At the last count, around 60% of local planning authorities have no in-house ecological expertise – which is essential for delivering biodiversity gains effectively.

In our study, we evaluated how many of the applications contained a basic error in their calculations: we checked to see if the area of the site before and after development added up to the same amount.

We found that the areas did not add up in around one-fifth of all projects. Of these, around half had already been accepted by the local planning authorities. One explanation for this oversight could be that planners were so rushed they did not have time to examine the calculations included with the application.

This suggests we have not yet addressed the serious capacity shortages in the councils – who are ultimately going to be the public bodies overseeing the delivery of Biodiversity Net Gain at local scales. This is clear evidence that further investment in local planning capacity is required.
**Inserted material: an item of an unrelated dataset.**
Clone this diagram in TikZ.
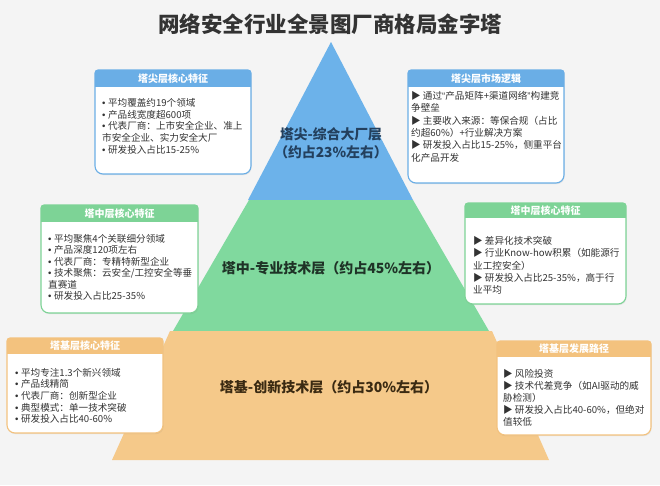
\documentclass[tikz,border=0pt]{standalone}
\usepackage{fontspec}
\setmainfont{Noto Sans CJK SC}
\newfontfamily\bulfont{Liberation Sans}
\newcommand{\bul}{{\bulfont •}\hspace{2.5pt}}
\newcommand{\myopq}{{\bulfont “}}
\newcommand{\myclq}{{\bulfont ”}}
\usetikzlibrary{shadows}
\definecolor{bg}{HTML}{F4F4F4}
\definecolor{pblue}{HTML}{6CB2EA}
\definecolor{pgreen}{HTML}{80D99E}
\definecolor{porange}{HTML}{F5C98A}
\definecolor{hblue}{HTML}{6AAEE6}
\definecolor{hgreen}{HTML}{7DD396}
\definecolor{horange}{HTML}{F3C27E}
\definecolor{txt}{HTML}{333333}
\definecolor{tblue}{HTML}{23405E}
\definecolor{tgreen}{HTML}{1F3327}
\definecolor{torange}{HTML}{3A2A12}
\tikzset{
  bodytext/.style={anchor=north west, align=left, inner sep=0pt, text=txt, font=\fontsize{9.6}{#1}\selectfont},
  bodytext/.default=12,
  hdrtext/.style={text=white, font=\bfseries\fontsize{10}{12}\selectfont, inner sep=0pt},
  layertext/.style={font=\bfseries\fontsize{14}{18}\selectfont, align=center, inner sep=0pt},
  boxshadow/.style={drop shadow={opacity=0.15,shadow xshift=0.6pt,shadow yshift=-1.2pt}},
}
\newcommand{\infobox}[8]{%
  \fill[white, boxshadow] (#2,{(#3+#5)/2}) [rounded corners=3pt] -- (#2,#3) -- (#4,#3) -- (#4,{(#3+#5)/2}) [rounded corners=8pt] -- (#4,#5) -- (#2,#5) -- cycle;
  \begin{scope}
    \clip (#2,{(#3+#5)/2}) [rounded corners=3pt] -- (#2,#3) -- (#4,#3) -- (#4,{(#3+#5)/2}) [rounded corners=8pt] -- (#4,#5) -- (#2,#5) -- cycle;
    \fill[#7] (#2,#3) rectangle (#4,#6);
  \end{scope}
  \draw[#7, line width=1.1pt] (#2,{(#3+#5)/2}) [rounded corners=3pt] -- (#2,#3) -- (#4,#3) -- (#4,{(#3+#5)/2}) [rounded corners=8pt] -- (#4,#5) -- (#2,#5) -- cycle;
  \node[hdrtext] (#1) at ({(#2+#4)/2},{(#3+#6)/2}) {#8};
}
\begin{document}
\begin{tikzpicture}[x=1pt,y=-1pt]
\useasboundingbox (0,0) rectangle (660,485);
\fill[bg] (0,0) rectangle (660,485);

% title
\node[font=\bfseries\fontsize{21.5}{26}\selectfont, text=txt] (title) at (330,24) {网络安全行业全景图厂商格局金字塔};

% pyramid
\fill[pblue] (331,42) -- (413,200) -- (248,200) -- cycle;
\fill[pgreen] (249,200) -- (413,200) -- (489,331) -- (173,331) -- cycle;
\fill[porange] (170,331) -- (492,331) -- (549,460) -- (112,460) -- cycle;

\node[layertext, text=tblue, font=\bfseries\fontsize{13.8}{18.5}\selectfont] (tiptext) at (331,143) {塔尖-综合大厂层\\（约占23\%左右）};
\node[layertext, text=tgreen] (midtext) at (331,268) {塔中-专业技术层（约占45\%左右）};
\node[layertext, text=torange] (basetext) at (329,387) {塔基-创新技术层（约占30\%左右）};

% boxes
\infobox{tlh}{95}{70}{251}{174}{87}{hblue}{塔尖层核心特征}
\node[bodytext=11.8] (tlbody) at (102,98) {\bul 平均覆盖约19个领域\\\bul 产品线宽度超600项\\\bul 代表厂商：上市安全企业、准上\\市安全企业、实力安全大厂\\\bul 研发投入占比15-25\%};

\infobox{trh}{408}{70}{564}{183}{87}{hblue}{塔尖层市场逻辑}
\node[bodytext=12.4] (trbody) at (411,91) {▶ 通过\myopq 产品矩阵+渠道网络\myclq 构建竞\\争壁垒\\▶ 主要收入来源：等保合规（占比\\约超60\%）+行业解决方案\\▶ 研发投入占比15-25\%，侧重平台\\化产品开发};

\infobox{mlh}{41}{205}{198}{313}{222}{hgreen}{塔中层核心特征}
\node[bodytext=11.5] (mlbody) at (48,234) {\bul 平均聚焦4个关联细分领域\\\bul 产品深度120项左右\\\bul 代表厂商：专精特新型企业\\\bul 技术聚焦：云安全/工控安全等垂\\直赛道\\\bul 研发投入占比25-35\%};

\infobox{mrh}{465}{203}{626}{304}{218}{hgreen}{塔中层核心特征}
\node[bodytext=12.4] (mrbody) at (473,236) {▶ 差异化技术突破\\▶ 行业Know-how积累（如能源行\\业工控安全）\\▶ 研发投入占比25-35\%，高于行\\业平均};

\infobox{blh}{7}{338}{163}{433}{354}{horange}{塔基层核心特征}
\node[bodytext=11.6] (blbody) at (15,368) {\bul 平均专注1.3个新兴领域\\\bul 产品线精简\\\bul 代表厂商：创新型企业\\\bul 典型模式：单一技术突破\\\bul 研发投入占比40-60\%};

\infobox{brh}{497}{341}{651}{435}{357}{horange}{塔基层发展路径}
\node[bodytext=12] (brbody) at (503,369) {▶ 风险投资\\▶ 技术代差竞争（如AI驱动的威\\胁检测）\\▶ 研发投入占比40-60\%，但绝对\\值较低};
\end{tikzpicture}
\end{document}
Environmental markets have the potential to be powerful mechanisms for improving nature, but one of the fundamental features of biodiversity compensation markets is that they deliver biodiversity gains that make up for an equal and opposite loss elsewhere.

This means that every biodiversity unit that is promised by developers in order to secure planning permission, but then not delivered in reality, has legitimised the loss of biodiversity elsewhere.

Making sure that these policies lead to direct, robust gains in the quality of nature is therefore absolutely essential to ensure that the markets-focused approach to drawing private finance into nature recovery in England leaves the environment better, rather than worse, off.